Sie selbst war nach dem Kongress schon wieder mittendrin im Alltag. „Ich konnte mich nur langsam entspannen. Denn wir haben Prüfungen anstehen.“ Und sie blickte zurück auf Tagungsthemen. „Technisch tun sich neue Dinge auf. Es gibt in verschiedenen Bereichen Modelle auf mathematischer Basis, die uns voranbringen können.“ Ein wichtiger Trend sei der zu weniger Alkohol im Wein. Hier gebe es mittlerweile Möglichkeiten zur Zucker- und Alkoholreduzierung. Was zunehmen wird, sei die Einflussnahme bei der Weinverarbeitung im Keller durch Lohnunternehmer, die mit Separator und Zentrifugen durch die Lande ziehen und dem Winzer, wie heute schon bei einer Lohnabfüllung, zu Diensten sind.
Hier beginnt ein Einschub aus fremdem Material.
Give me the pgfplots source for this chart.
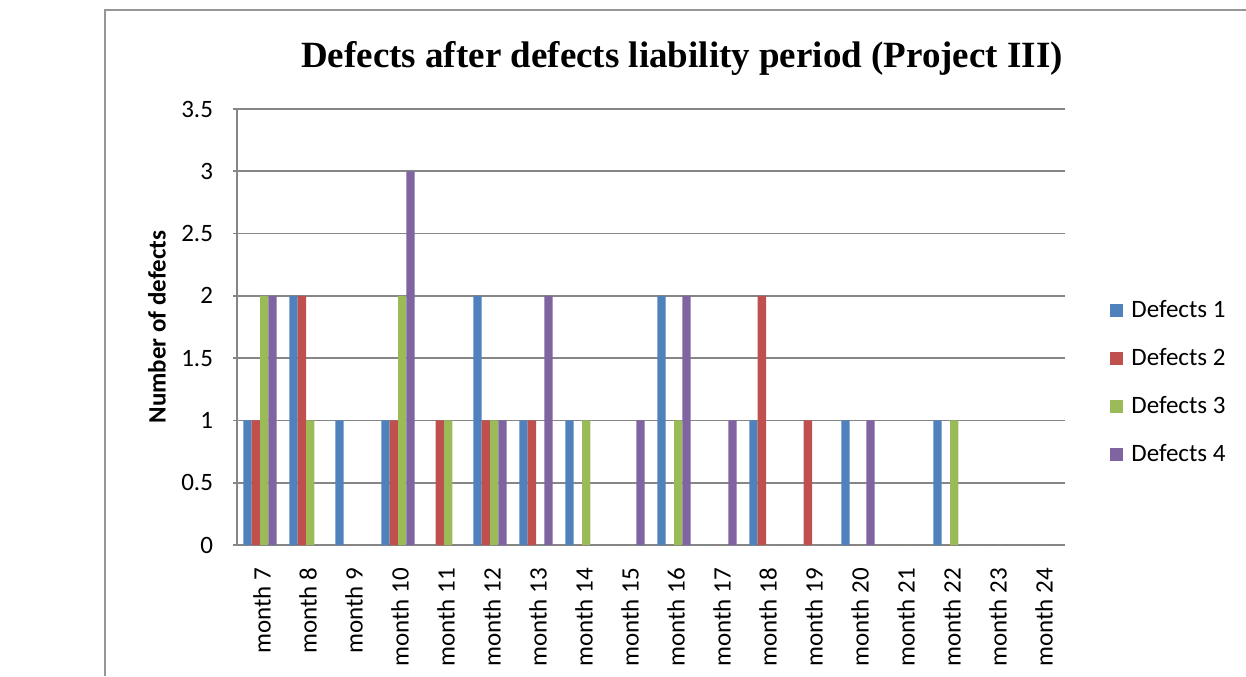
\documentclass[border=0pt]{standalone}
\usepackage{fontspec}
\setmainfont{Carlito}
\newfontfamily\titlefont{Liberation Serif}
\usepackage{pgfplots}
\pgfplotsset{compat=1.18}
\definecolor{cA}{RGB}{79,129,189}
\definecolor{cB}{RGB}{192,80,77}
\definecolor{cC}{RGB}{155,187,89}
\definecolor{cD}{RGB}{128,100,162}
\definecolor{gridgray}{RGB}{134,134,134}
\definecolor{framegray}{RGB}{150,150,150}
\newcommand{\lbl}{\fontsize{12.5}{15}\selectfont}
\begin{document}
\begin{tikzpicture}
\useasboundingbox (0,0) rectangle (623pt,338pt);
\draw[framegray, line width=0.6pt] (52.5pt,0) -- (52.5pt,333pt) -- (623pt,333pt);
\node[anchor=base, font=\titlefont\bfseries\fontsize{18.5}{22}\selectfont] at (341pt,304pt) {Defects after defects liability period (Project III)};
\begin{axis}[
  at={(118.5pt,65.5pt)}, anchor=south west,
  scale only axis, width=414pt, height=218pt,
  ybar=0pt, bar width=4.15pt,
  xmin=-0.5, xmax=17.5, ymin=0, ymax=3.5,
  xtick={0,...,17},
  xticklabels={month 7,month 8,month 9,month 10,month 11,month 12,month 13,month 14,month 15,month 16,month 17,month 18,month 19,month 20,month 21,month 22,month 23,month 24},
  xticklabel style={rotate=90, anchor=east, font=\lbl, xshift=-6pt, yshift=-1pt},
  major x tick style={draw=none},
  ytick={0,0.5,1,1.5,2,2.5,3,3.5},
  yticklabels={0,0.5,1,1.5,2,2.5,3,3.5},
  yticklabel style={font=\lbl, xshift=-6.5pt},
  /pgf/number format/assume math mode=true,
  tick align=outside, major tick length=4pt,
  ytick style={gridgray, line width=0.8pt},
  axis x line=bottom, axis y line=left,
  axis line style={gridgray, line width=0.8pt, -},
  ymajorgrids, grid style={gridgray, line width=0.8pt},
  ylabel={Number of defects},
  every axis y label/.style={at={(axis description cs:-0.0966,0.5)}, rotate=90, anchor=center, font=\lbl\bfseries},
  legend style={at={(axis description cs:1.0543,0.3727)}, anchor=west, draw=none, fill=none, inner sep=0pt, font=\lbl, row sep=14pt, nodes={inner xsep=4pt, inner ysep=0pt}},
  legend cell align=left,
  legend image code/.code={\fill[#1] (0pt,-3.25pt) rectangle (6.5pt,3.25pt);},
  clip=false,
]
\addplot[fill=cA, draw=none] coordinates {(0,1) (1,2) (2,1) (3,1) (4,0) (5,2) (6,1) (7,1) (8,0) (9,2) (10,0) (11,1) (12,0) (13,1) (14,0) (15,1) (16,0) (17,0)};
\addplot[fill=cB, draw=none] coordinates {(0,1) (1,2) (2,0) (3,1) (4,1) (5,1) (6,1) (7,0) (8,0) (9,0) (10,0) (11,2) (12,1) (13,0) (14,0) (15,0) (16,0) (17,0)};
\addplot[fill=cC, draw=none] coordinates {(0,2) (1,1) (2,0) (3,2) (4,1) (5,1) (6,0) (7,1) (8,0) (9,1) (10,0) (11,0) (12,0) (13,0) (14,0) (15,1) (16,0) (17,0)};
\addplot[fill=cD, draw=none] coordinates {(0,2) (1,0) (2,0) (3,3) (4,0) (5,1) (6,2) (7,0) (8,1) (9,2) (10,1) (11,0) (12,0) (13,1) (14,0) (15,0) (16,0) (17,0)};
\legend{Defects 1,Defects 2,Defects 3,Defects 4}
\end{axis}
\end{tikzpicture}
\end{document}
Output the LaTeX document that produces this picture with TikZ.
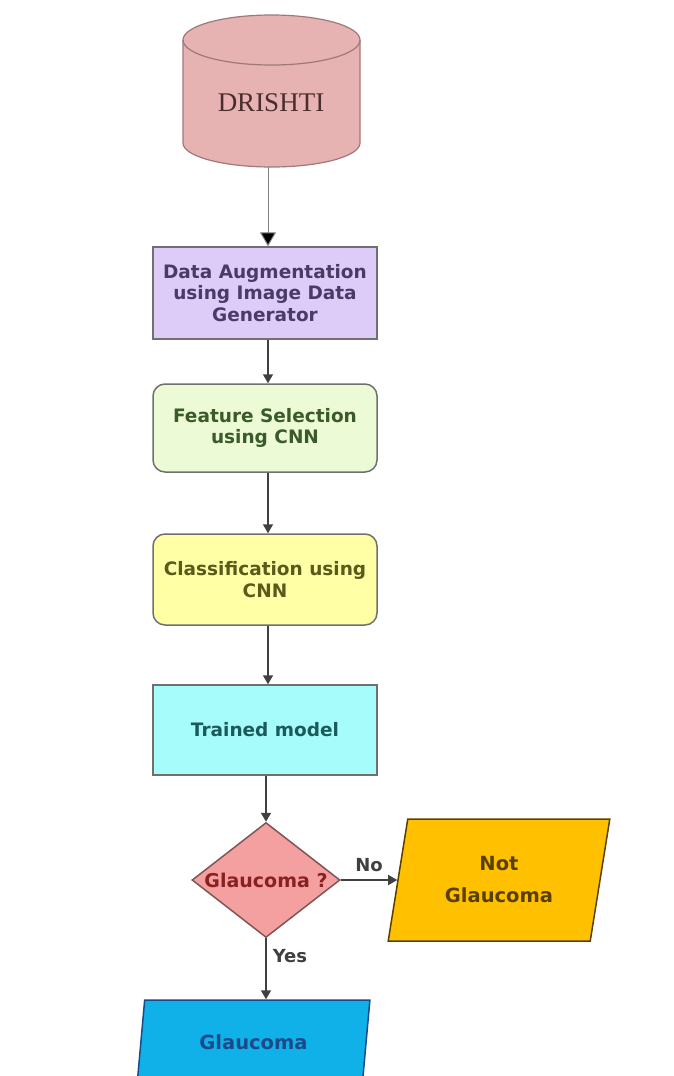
\documentclass[tikz,border=0pt]{standalone}
\usepackage{fontspec}
\setmainfont{DejaVu Sans}
\newfontfamily\serifbox{Liberation Serif}
\usetikzlibrary{shapes.geometric,arrows.meta}
\definecolor{cylfill}{HTML}{E6B2B2}
\definecolor{cyldraw}{HTML}{A07878}
\definecolor{cyltext}{HTML}{4A2E2E}
\definecolor{purfill}{HTML}{DDCCF7}
\definecolor{purtext}{HTML}{4A3A6A}
\definecolor{grnfill}{HTML}{EDFAD6}
\definecolor{grntext}{HTML}{3A5A2A}
\definecolor{ylwfill}{HTML}{FFFFA6}
\definecolor{ylwtext}{HTML}{5A5A1A}
\definecolor{cyanfill}{HTML}{A6FBFB}
\definecolor{cyantext}{HTML}{1A5A5A}
\definecolor{diafill}{HTML}{F4A0A0}
\definecolor{diadraw}{HTML}{805555}
\definecolor{diatext}{HTML}{8A2020}
\definecolor{ambfill}{HTML}{FFC000}
\definecolor{ambtext}{HTML}{5A4000}
\definecolor{blufill}{HTML}{10B0E8}
\definecolor{blutext}{HTML}{1A4A8A}
\definecolor{boxdraw}{HTML}{707070}
\definecolor{linecol}{HTML}{404040}
\tikzset{
  procbox/.style={draw=boxdraw, line width=1.5pt, minimum width=224pt, align=center, font=\bfseries\fontsize{18.5}{21.5}\selectfont, inner sep=0pt},
  roundbox/.style={procbox, rounded corners=12pt},
  iobox/.style={trapezium, trapezium left angle=76, trapezium right angle=104, trapezium stretches=true, line width=1.5pt, align=center, font=\bfseries\fontsize{19.5}{32}\selectfont, inner sep=0pt},
  conn/.style={draw=linecol, line width=1.6pt, -{Triangle[length=9pt,width=10pt]}},
  lbl/.style={font=\bfseries\fontsize{18}{20}\selectfont, text=linecol, inner sep=0pt}
}
\begin{document}
\begin{tikzpicture}[x=1pt,y=1pt]
\useasboundingbox (0,0) rectangle (673,-1076);
\clip (0,0) rectangle (673,-1076);
% cylinder
\path[fill=cylfill, draw=cyldraw, line width=1.2pt]
  (183,-40) -- (183,-143) arc (180:360:88.5 and 24) -- (360,-40) arc (0:180:88.5 and 25) -- cycle;
\draw[cyldraw, line width=1.2pt] (183,-40) arc (180:360:88.5 and 25);
\node[font=\serifbox\fontsize{27}{30}\selectfont, text=cyltext] (db) at (271,-103) {DRISHTI};
\coordinate (dbb) at (268,-167);

\node[procbox, fill=purfill, text=purtext, minimum height=92pt] (b1) at (265,-293) {Data Augmentation\\using Image Data\\Generator};
\node[roundbox, fill=grnfill, text=grntext, minimum height=88pt] (b2) at (265,-428) {Feature Selection\\using CNN};
\node[roundbox, fill=ylwfill, text=ylwtext, minimum height=91pt] (b3) at (265,-579.5) {Classification using\\CNN};
\node[procbox, fill=cyanfill, text=cyantext, minimum height=90pt] (b4) at (265,-730) {Trained model};
\node[diamond, aspect=1.29, draw=diadraw, line width=1.5pt, fill=diafill, text=diatext, inner sep=0pt, minimum width=148pt, minimum height=115pt, font=\bfseries\fontsize{19}{20}\selectfont] (dia) at (266,-880) {Glaucoma ?};
\node[iobox, draw=ambtext, fill=ambfill, text=ambtext, minimum width=222pt, minimum height=122pt] (ng) at (499,-880) {Not\\Glaucoma};
\node[iobox, draw=blutext, fill=blufill, text=blutext, minimum width=233pt, minimum height=84pt] (g) at (253.5,-1042) {Glaucoma};

\draw[draw=gray, line width=1pt, -{Triangle[length=14pt,width=16pt,fill=black]}] (dbb) -- (dbb |- b1.north);
\draw[conn] (b1.south -| dbb) -- (b2.north -| dbb);
\draw[conn] (b2.south -| dbb) -- (b3.north -| dbb);
\draw[conn] (b3.south -| dbb) -- (b4.north -| dbb);
\draw[conn] (b4.south -| dia) -- (dia.north);
\draw[conn] (dia.east) -- (ng.west) node[lbl, midway, above=7pt] {No};
\draw[conn] (dia.south) -- (dia.south |- g.north) node[lbl, pos=0.3, right=6pt] {Yes};
\end{tikzpicture}
\end{document}
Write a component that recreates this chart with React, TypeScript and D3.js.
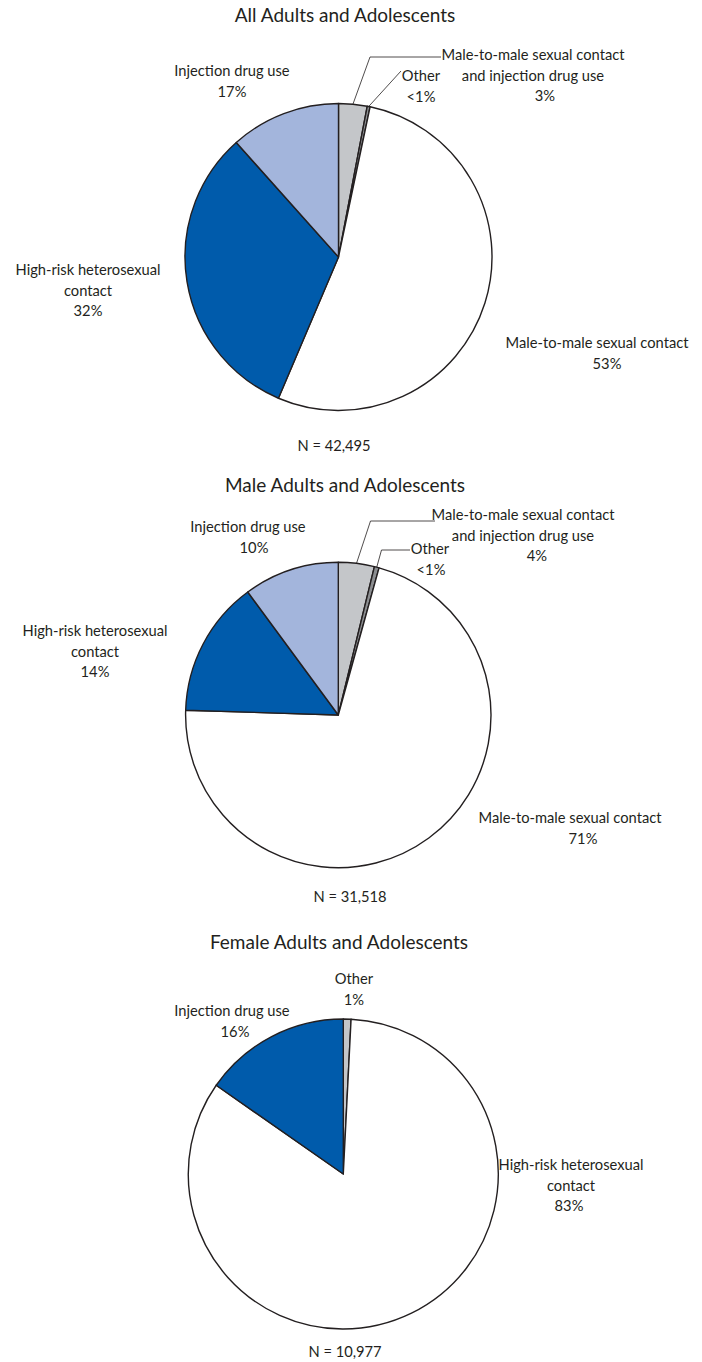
import React, { useRef, useEffect } from "react";
import * as d3 from "d3";

// slice order is clockwise from 12 o'clock
const allCategories = [
  "Male-to-male sexual contact and injection drug use",
  "Other",
  "Male-to-male sexual contact",
  "High-risk heterosexual contact",
  "Injection drug use",
];
const allValues = [3.0, 0.3, 53.1, 32.0, 11.6];
const allPct = ["3%", "<1%", "53%", "32%", "17%"];

const maleCategories = allCategories;
const maleValues = [3.8, 0.5, 71.2, 14.4, 10.1];
const malePct = ["4%", "<1%", "71%", "14%", "10%"];

const femaleCategories = ["Other", "High-risk heterosexual contact", "Injection drug use"];
const femaleValues = [0.8, 83.9, 15.3];
const femalePct = ["1%", "83%", "16%"];

const titles = ["All Adults and Adolescents", "Male Adults and Adolescents", "Female Adults and Adolescents"];
const nLabels = ["N = 42,495", "N = 31,518", "N = 10,977"];

const LIGHT_GRAY = "#c4c6c9";
const DARK_GRAY = "#8b8d90";
const BLUE = "#005bab";
const LIGHT_BLUE = "#a3b5dc";
const INK = "#231f20";
const FONT = "Lato, 'Noto Sans', sans-serif";
const LABEL_SIZE = 14.7;
const LINE_GAP = 20.5;

type Label = { lines: string[]; x: number; y: number; px?: number };
type Leader = { slice: number; pts: [number, number][] };

const pies = [
  {
    categories: allCategories, values: allValues, pct: allPct,
    colors: [LIGHT_GRAY, DARK_GRAY, "#ffffff", BLUE, LIGHT_BLUE],
    cx: 338.5, cy: 257, r: 153.5,
    title: { x: 345, y: 22 }, n: { x: 334, y: 451 },
    labels: [
      { lines: ["Male-to-male sexual contact", "and injection drug use"], x: 533, y: 60, px: 545 },
      { lines: ["Other"], x: 421, y: 81 },
      { lines: ["Male-to-male sexual contact"], x: 597, y: 348, px: 607 },
      { lines: ["High-risk heterosexual", "contact"], x: 88, y: 275 },
      { lines: ["Injection drug use"], x: 232, y: 76 },
    ] as Label[],
    leaders: [
      { slice: 0, pts: [[370, 57], [441, 57]] },
      { slice: 1, pts: [[401, 71]] },
    ] as Leader[],
  },
  {
    categories: maleCategories, values: maleValues, pct: malePct,
    colors: [LIGHT_GRAY, DARK_GRAY, "#ffffff", BLUE, LIGHT_BLUE],
    cx: 338.3, cy: 715, r: 152.7,
    title: { x: 345, y: 492 }, n: { x: 350, y: 902 },
    labels: [
      { lines: ["Male-to-male sexual contact", "and injection drug use"], x: 523, y: 520, px: 537 },
      { lines: ["Other"], x: 430, y: 554, px: 431 },
      { lines: ["Male-to-male sexual contact"], x: 570, y: 823, px: 583 },
      { lines: ["High-risk heterosexual", "contact"], x: 95, y: 636 },
      { lines: ["Injection drug use"], x: 248, y: 532, px: 254 },
    ] as Label[],
    leaders: [
      { slice: 0, pts: [[370.5, 521], [435, 521]] },
      { slice: 1, pts: [[381.5, 550], [410, 550]] },
    ] as Leader[],
  },
  {
    categories: femaleCategories, values: femaleValues, pct: femalePct,
    colors: [LIGHT_GRAY, "#ffffff", BLUE],
    cx: 343.3, cy: 1174, r: 155,
    title: { x: 339, y: 949 }, n: { x: 345, y: 1357 },
    labels: [
      { lines: ["Other"], x: 354, y: 984 },
      { lines: ["High-risk heterosexual", "contact"], x: 571, y: 1170, px: 569 },
      { lines: ["Injection drug use"], x: 232, y: 1016, px: 235 },
    ] as Label[],
    leaders: [] as Leader[],
  },
];

const App = () => {
  const canvas = useRef<HTMLDivElement>(null);
  const width = 702;
  const height = 1362;

  const drawChart = () => {
    d3.select(canvas.current).selectAll("*").remove();
    const svg = d3.select(canvas.current)
      .append("svg")
      .attr("width", width)
      .attr("height", height)
      .style("position", "absolute")
      .style("left", 0)
      .style("top", 0)
      .style("background", "#fff");

    pies.forEach((p, k) => {
      const pie = d3.pie<number>().sort(null).value((d) => d);
      const arcs = pie(p.values);
      const arc = d3.arc<d3.PieArcDatum<number>>().innerRadius(0).outerRadius(p.r);

      const g = svg.append("g").attr("transform", `translate(${p.cx},${p.cy})`);
      g.selectAll("path")
        .data(arcs)
        .enter()
        .append("path")
        .attr("d", arc)
        .attr("fill", (d, i) => p.colors[i])
        .attr("stroke", INK)
        .attr("stroke-width", 1.4)
        .attr("stroke-linejoin", "round");

      // leader lines start on the slice edge
      p.leaders.forEach((l) => {
        const a = arcs[l.slice];
        const mid = (a.startAngle + a.endAngle) / 2;
        const start: [number, number] = [p.cx + p.r * Math.sin(mid), p.cy - p.r * Math.cos(mid)];
        svg.append("path")
          .attr("d", d3.line()([start, ...l.pts]))
          .attr("fill", "none")
          .attr("stroke", INK)
          .attr("stroke-width", 0.8);
      });

      svg.append("text")
        .attr("x", p.title.x)
        .attr("y", p.title.y)
        .attr("text-anchor", "middle")
        .style("font-family", FONT)
        .style("font-size", "19px")
        .attr("fill", INK)
        .text(titles[k]);

      svg.append("text")
        .attr("x", p.n.x)
        .attr("y", p.n.y)
        .attr("text-anchor", "middle")
        .style("font-family", FONT)
        .style("font-size", LABEL_SIZE + "px")
        .attr("fill", INK)
        .text(nLabels[k]);

      p.labels.forEach((lb, i) => {
        const t = svg.append("text")
          .attr("text-anchor", "middle")
          .style("font-family", FONT)
          .style("font-size", LABEL_SIZE + "px")
          .attr("fill", INK);
        lb.lines.forEach((line, j) => {
          t.append("tspan").attr("x", lb.x).attr("y", lb.y + j * LINE_GAP).text(line);
        });
        t.append("tspan")
          .attr("x", lb.px ?? lb.x)
          .attr("y", lb.y + lb.lines.length * LINE_GAP)
          .text(p.pct[i]);
      });
    });
  };

  useEffect(() => {
    drawChart();
  });

  return <div ref={canvas}></div>;
};

export default App;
Kein Thema auf dem Kongress waren die Orange-Weine, als die sog. „Naturweine“, ausgebaut oft in Amphoren, mit langer Maischestandzeit bei Weißweinen, ungeschwefelt und damit so oxidiert, dass sie sich nicht mehr verändern oder entwickeln. „Meine Geschmackpapillen habe ich in diese Richtung noch nicht geöffnet“, meint Frau Professor. „Das ist zwar derzeit ein gewisser Hype. Aber man sollte keine Religion daraus machen. Einige lieben das. Aber ich denke, die meisten Konsumenten wollen klare, rückstandsfreie Weine.“ Ihren Studentinnen und Studenten will sie auch weiterhin im beruflichen Alltag beibringen, solche Gewächse zu erzeugen.